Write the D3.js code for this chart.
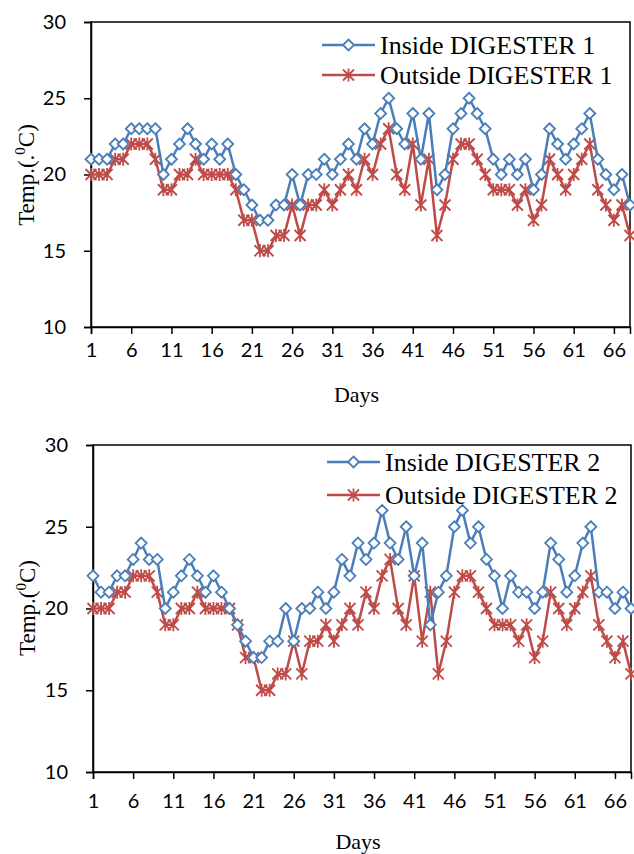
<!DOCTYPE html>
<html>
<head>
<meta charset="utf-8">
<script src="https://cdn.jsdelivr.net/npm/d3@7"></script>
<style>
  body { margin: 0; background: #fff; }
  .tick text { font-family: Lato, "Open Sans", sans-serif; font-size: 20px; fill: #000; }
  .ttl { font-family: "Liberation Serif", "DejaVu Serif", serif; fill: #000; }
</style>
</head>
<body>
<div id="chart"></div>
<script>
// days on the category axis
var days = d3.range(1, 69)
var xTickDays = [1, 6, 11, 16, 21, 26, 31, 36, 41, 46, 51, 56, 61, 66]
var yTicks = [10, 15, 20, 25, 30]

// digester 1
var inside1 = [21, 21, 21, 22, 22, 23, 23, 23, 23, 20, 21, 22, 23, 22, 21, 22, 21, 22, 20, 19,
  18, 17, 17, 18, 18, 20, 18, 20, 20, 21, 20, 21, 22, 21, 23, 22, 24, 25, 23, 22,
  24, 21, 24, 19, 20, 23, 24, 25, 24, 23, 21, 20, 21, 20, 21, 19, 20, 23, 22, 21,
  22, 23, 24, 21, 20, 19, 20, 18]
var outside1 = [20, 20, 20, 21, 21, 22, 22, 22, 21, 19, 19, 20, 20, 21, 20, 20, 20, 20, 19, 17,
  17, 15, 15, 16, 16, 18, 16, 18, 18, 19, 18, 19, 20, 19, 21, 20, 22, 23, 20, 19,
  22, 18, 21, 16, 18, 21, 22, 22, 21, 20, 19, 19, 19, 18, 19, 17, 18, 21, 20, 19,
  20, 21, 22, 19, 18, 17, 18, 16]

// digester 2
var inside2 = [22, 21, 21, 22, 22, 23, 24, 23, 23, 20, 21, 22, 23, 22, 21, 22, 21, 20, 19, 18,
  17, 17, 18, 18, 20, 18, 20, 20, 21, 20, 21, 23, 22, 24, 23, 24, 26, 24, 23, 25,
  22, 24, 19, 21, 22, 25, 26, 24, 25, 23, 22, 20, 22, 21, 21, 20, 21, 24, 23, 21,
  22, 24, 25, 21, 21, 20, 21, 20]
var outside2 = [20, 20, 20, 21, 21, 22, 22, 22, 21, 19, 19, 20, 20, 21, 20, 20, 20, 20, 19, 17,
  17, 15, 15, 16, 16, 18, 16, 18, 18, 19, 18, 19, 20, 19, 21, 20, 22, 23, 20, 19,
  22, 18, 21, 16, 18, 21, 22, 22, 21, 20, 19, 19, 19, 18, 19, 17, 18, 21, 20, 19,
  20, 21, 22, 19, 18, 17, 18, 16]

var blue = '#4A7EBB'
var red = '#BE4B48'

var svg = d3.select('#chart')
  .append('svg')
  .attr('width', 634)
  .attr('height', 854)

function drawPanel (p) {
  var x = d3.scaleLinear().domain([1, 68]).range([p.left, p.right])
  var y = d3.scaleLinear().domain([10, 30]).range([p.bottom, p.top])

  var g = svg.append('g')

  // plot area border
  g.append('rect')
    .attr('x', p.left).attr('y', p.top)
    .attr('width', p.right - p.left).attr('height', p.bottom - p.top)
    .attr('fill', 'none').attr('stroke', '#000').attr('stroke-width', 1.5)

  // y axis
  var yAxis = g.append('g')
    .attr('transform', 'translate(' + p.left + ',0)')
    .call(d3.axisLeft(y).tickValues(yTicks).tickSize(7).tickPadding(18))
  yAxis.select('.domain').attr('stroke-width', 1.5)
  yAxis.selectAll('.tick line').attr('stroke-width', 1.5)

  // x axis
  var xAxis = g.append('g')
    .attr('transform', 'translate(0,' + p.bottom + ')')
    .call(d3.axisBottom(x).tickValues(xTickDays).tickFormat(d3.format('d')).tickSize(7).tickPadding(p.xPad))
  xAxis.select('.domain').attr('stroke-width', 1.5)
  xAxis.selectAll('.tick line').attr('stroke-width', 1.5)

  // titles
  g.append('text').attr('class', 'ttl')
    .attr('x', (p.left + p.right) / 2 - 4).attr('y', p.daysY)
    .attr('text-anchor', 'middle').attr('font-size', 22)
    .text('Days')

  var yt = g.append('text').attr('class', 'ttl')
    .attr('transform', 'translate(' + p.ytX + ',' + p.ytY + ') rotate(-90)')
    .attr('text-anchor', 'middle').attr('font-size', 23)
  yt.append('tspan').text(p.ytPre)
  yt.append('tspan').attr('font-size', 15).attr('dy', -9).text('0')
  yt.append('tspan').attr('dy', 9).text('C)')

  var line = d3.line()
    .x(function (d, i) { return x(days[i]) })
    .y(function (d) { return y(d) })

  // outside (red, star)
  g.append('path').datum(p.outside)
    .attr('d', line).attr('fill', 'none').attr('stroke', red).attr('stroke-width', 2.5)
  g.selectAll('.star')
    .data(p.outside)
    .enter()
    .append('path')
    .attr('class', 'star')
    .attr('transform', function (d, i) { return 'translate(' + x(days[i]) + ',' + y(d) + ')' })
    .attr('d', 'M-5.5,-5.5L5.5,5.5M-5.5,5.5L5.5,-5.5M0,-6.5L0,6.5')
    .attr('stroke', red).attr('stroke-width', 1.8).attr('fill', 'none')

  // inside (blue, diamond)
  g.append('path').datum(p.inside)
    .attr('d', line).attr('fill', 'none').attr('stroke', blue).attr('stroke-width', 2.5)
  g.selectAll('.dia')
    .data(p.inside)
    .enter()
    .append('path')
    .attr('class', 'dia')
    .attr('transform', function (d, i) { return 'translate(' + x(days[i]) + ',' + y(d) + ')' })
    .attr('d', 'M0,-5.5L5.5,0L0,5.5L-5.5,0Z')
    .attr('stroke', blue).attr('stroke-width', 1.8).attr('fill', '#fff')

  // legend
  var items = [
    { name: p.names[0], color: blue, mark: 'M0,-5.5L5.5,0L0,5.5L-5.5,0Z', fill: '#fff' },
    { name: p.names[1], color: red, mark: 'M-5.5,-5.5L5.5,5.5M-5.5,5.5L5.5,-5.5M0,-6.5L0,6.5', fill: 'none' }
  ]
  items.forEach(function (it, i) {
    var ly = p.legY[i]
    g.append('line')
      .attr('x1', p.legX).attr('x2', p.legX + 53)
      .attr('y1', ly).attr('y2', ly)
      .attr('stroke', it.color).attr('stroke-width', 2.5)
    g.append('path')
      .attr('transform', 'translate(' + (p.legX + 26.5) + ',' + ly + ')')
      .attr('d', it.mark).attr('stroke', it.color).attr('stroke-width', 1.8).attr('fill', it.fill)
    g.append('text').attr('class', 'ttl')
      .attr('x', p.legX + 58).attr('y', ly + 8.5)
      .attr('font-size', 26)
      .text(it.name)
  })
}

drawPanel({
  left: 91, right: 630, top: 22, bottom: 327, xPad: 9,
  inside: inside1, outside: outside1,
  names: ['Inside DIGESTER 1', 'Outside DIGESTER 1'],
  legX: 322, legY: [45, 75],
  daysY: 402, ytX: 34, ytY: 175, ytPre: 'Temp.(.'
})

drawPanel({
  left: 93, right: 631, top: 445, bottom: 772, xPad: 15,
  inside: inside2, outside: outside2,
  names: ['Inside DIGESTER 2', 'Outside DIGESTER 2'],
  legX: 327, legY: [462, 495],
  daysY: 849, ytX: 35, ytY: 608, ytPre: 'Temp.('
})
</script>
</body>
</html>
# # # # #
> [EXERCISE PROMPT]: Pick each line holding the word "chart" out of the listing.

> [RESULT FOR THIS TASK]:
Write the D3.js code for this chart.
<div id="chart"></div>
var svg = d3.select('#chart')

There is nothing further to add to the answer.